First I should clarify my first statement: MDL descriptions of scheduling information can be 1/10 the size of equivalent TableGen Descriptions. We’re definitely not trying to replace all of TableGen.
That could probably be done, and certainly I considered it early on, but I didn’t see a way to do it in a way thats easy to understand, expand, and reuse. But here’s an example of a problem that might be hard to describe in TableGen: instructions that have different behaviors depending on what functional unit (or functional unit cluster) they issue on - different latencies, different reserved resources, different register constraints, different issue rules. This is actually quite common on VLIW processors. The only way I’ve seen to model this in LLVM is to create instances of an instruction for each unique behavior.
If you haven’t seen it, check out llvm/docs/Mdl/MachineDescriptionNotes.md. It documents the language, and a lot of the design decisions that went into it. The tool that generates MDL from TableGen (called TdScan) only uses a subset of the language for all the upstream targets, so while its useful to look at those (they’re built in build/lib/Target/*/*.mdl) they don’t necessarily demonstrate all the power of the language. Happy to answer any questions you have!
@reidtatge I am trying to write an LLVM backend and am actually stuck at modelling the architecture (custom) with tablegen. It is an accelerator kind of architecture. Would you suggest that the entire backend can be prepared using MDL?

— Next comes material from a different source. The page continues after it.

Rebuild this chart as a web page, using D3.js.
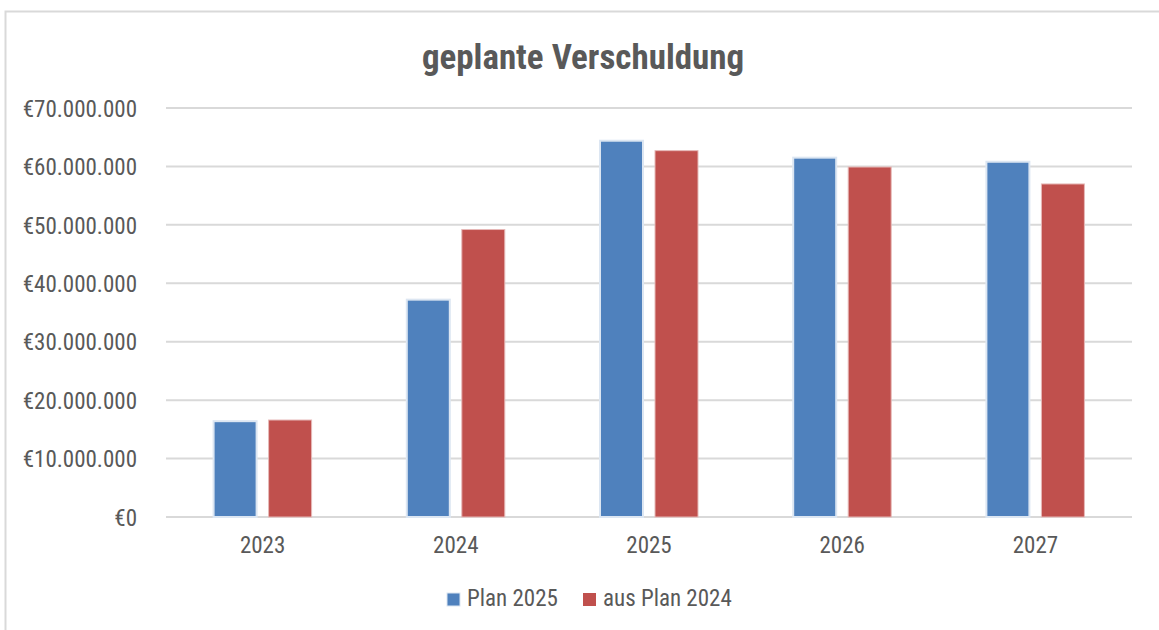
<!DOCTYPE html>
<html>
<head>
<meta charset="utf-8">
<script src="https://cdn.jsdelivr.net/npm/d3@7"></script>
<style>
  html, body { margin: 0; padding: 0; background: #fff; }
  svg text { font-family: "Liberation Sans Narrow", "Roboto Condensed", "Open Sans", sans-serif; fill: #595959; }
</style>
</head>
<body>
<div id="chart"></div>
<script>
// data
var years = ["2023", "2024", "2025", "2026", "2027"];
var plan2025 = [16400000, 37200000, 64400000, 61500000, 60800000];
var ausPlan2024 = [16600000, 49200000, 62700000, 59900000, 57000000];
var seriesNames = ["Plan 2025", "aus Plan 2024"];
var yTicks = [0, 10000000, 20000000, 30000000, 40000000, 50000000, 60000000, 70000000];

var W = 1159, H = 630;
var margin = {left: 166, right: 27, top: 108, bottom: 113};
var colors = ["#4f81bd", "#c0504d"];

var svg = d3.select("#chart").append("svg")
    .attr("width", W).attr("height", H);

// chart area frame (only top/left visible, rest cropped)
svg.append("path")
    .attr("d", "M5.5 " + H + " L5.5 11.5 L" + W + " 11.5")
    .attr("fill", "none").attr("stroke", "#d9d9d9").attr("stroke-width", 2);

var x0 = d3.scaleBand().domain(years)
    .range([margin.left, W - margin.right]).padding(0);
var y = d3.scaleLinear().domain([0, 70000000])
    .range([H - margin.bottom, margin.top]);

var fmt = function(v) {
    return "\u20AC" + d3.format(",")(v).replace(/,/g, ".");
};

// gridlines
svg.append("g").selectAll("line").data(yTicks).enter().append("line")
    .attr("x1", margin.left).attr("x2", W - margin.right)
    .attr("y1", function(d){ return y(d); }).attr("y2", function(d){ return y(d); })
    .attr("stroke", "#d9d9d9").attr("stroke-width", 2);

// y labels
var yAxis = d3.axisLeft(y).tickValues(yTicks).tickFormat(fmt).tickSize(0).tickPadding(29);
var gy = svg.append("g").attr("transform", "translate(" + margin.left + ",0)").call(yAxis);
gy.select(".domain").remove();
gy.selectAll("text").attr("font-size", 23).attr("dy", "0.36em");

// x labels
var xAxis = d3.axisBottom(x0).tickSize(0).tickPadding(20);
var gx = svg.append("g").attr("transform", "translate(0," + (H - margin.bottom) + ")").call(xAxis);
gx.select(".domain").remove();
gx.selectAll("text").attr("font-size", 23);

// bars
var barW = 43, gap = 12;
var rows = years.map(function(yr, i) {
    return {year: yr, vals: [plan2025[i], ausPlan2024[i]]};
});
var groups = svg.append("g").selectAll("g").data(rows).enter().append("g")
    .attr("transform", function(d){ return "translate(" + (x0(d.year) + x0.bandwidth() / 2) + ",0)"; });

groups.selectAll("rect").data(function(d){ return d.vals; }).enter().append("rect")
    .attr("x", function(d, i){ return i == 0 ? -(barW + gap / 2) : gap / 2; })
    .attr("y", function(d){ return y(d); })
    .attr("width", barW)
    .attr("height", function(d){ return y(0) - y(d); })
    .attr("fill", function(d, i){ return colors[i]; })
    .attr("stroke", function(d, i){ return i == 0 ? "#dce6f2" : "#e6b9b8"; })
    .attr("stroke-width", function(d, i){ return i == 0 ? 2 : 1; });

// title
svg.append("text")
    .attr("x", 583).attr("y", 69)
    .attr("text-anchor", "middle")
    .attr("font-size", 35).attr("font-weight", "bold")
    .text("geplante Verschuldung");

// legend
var legendX = [447, 583];
var legend = svg.append("g").selectAll("g").data(seriesNames).enter().append("g")
    .attr("transform", function(d, i){ return "translate(" + legendX[i] + ",593)"; });
legend.append("rect")
    .attr("width", 13).attr("height", 13)
    .attr("fill", function(d, i){ return colors[i]; })
    .attr("stroke", function(d, i){ return i == 0 ? "#dce6f2" : "none"; });
legend.append("text")
    .attr("x", 20).attr("y", 13)
    .attr("font-size", 23)
    .text(function(d){ return d; });
</script>
</body>
</html>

So first a question: are there particular things that you can’t model in Schedules/Itineraries? Is your architecture public?
MDL can express anything that Schedules and Itineraries can express, but is really a superset of both (so it models things you can’t model in the others). So if you cannot express it in Schedules/Itineraries, you may be able to describe it in MDL. You might check out the documentation in the repo (still in Phabricator at ⚙ D158790 [MDL] First full integration of MDL with LLVM) under llvm/docs/Mdl/.
That said, the current llvm backend is pretty limited in the things it can do for accelerator architectures, so it may not be quite ready to support some of your architecture’s features. But hopefully you can express them and they can be reflected in the MDL database. If not, we can always extend the language. Then you can write back-end passes using the description to guide things.
The architecture is proprietary, but, I can tell you this - it is much smaller and quite different from what would be called a CPU architecture - hence I called it an accelerator architecture. I am currently having trouble modelling all aspects in the TableGen files. So, can MDL help me model most aspects? Since you have used it for TPU which I believe is much more complicated, I guess it can be used (without involving TableGen)?
@reidtatge Have you looked at modelling frontend decode/dispatch or opcache/dispatch at all? Most x86 cpus have various/diverse restrictions, such as limits on the variable length instruction decoding, only decoding >8-byte instructions in the first slot, limits on what instructions/ops/uops can fit into an opcache line etc.
We provide all the stuff Tablegen provides for issue management (BeginGroup, EndGroup, SingleIssue, RetireOOO). This allows us to easily convert Tablegen to our language, and feed that information back to existing passes unchanged. Its interesting that X86 doesn’t use any of these attributes.
In general, we tried to avoid defining language features tied to specific kinds of processor restrictions like those you mention. Instead, we wanted to provide language to allow you to describe those in declarative terms. For issue slot management, in MDL you can:
Tie instructions to specific functional units (like in tablegen)
Explicitly define issue slots (give them names)
Restrict functional units to specific issue slots.
We don’t currently model cache behaviors, and the LLVM backend doesn’t seem to model that, but this is “on the agenda” for future versions of the language.
Variable length encoding is another area that LLVM doesn’t seem to directly model today. I agree its something worth knowing in the back-end. I tend to think of it more as an “instruction modeling” issue, rather than a micro-architectural feature (which MDL is focused on), but clearly it would have implications in the back-end.
aah!.. precisely what I was thinking about asking… but if MDL doesn’t handle that and LLVM Backend doesn’t explicitly handle that then how do Intel backends handle the L i caches etc. in the generated code?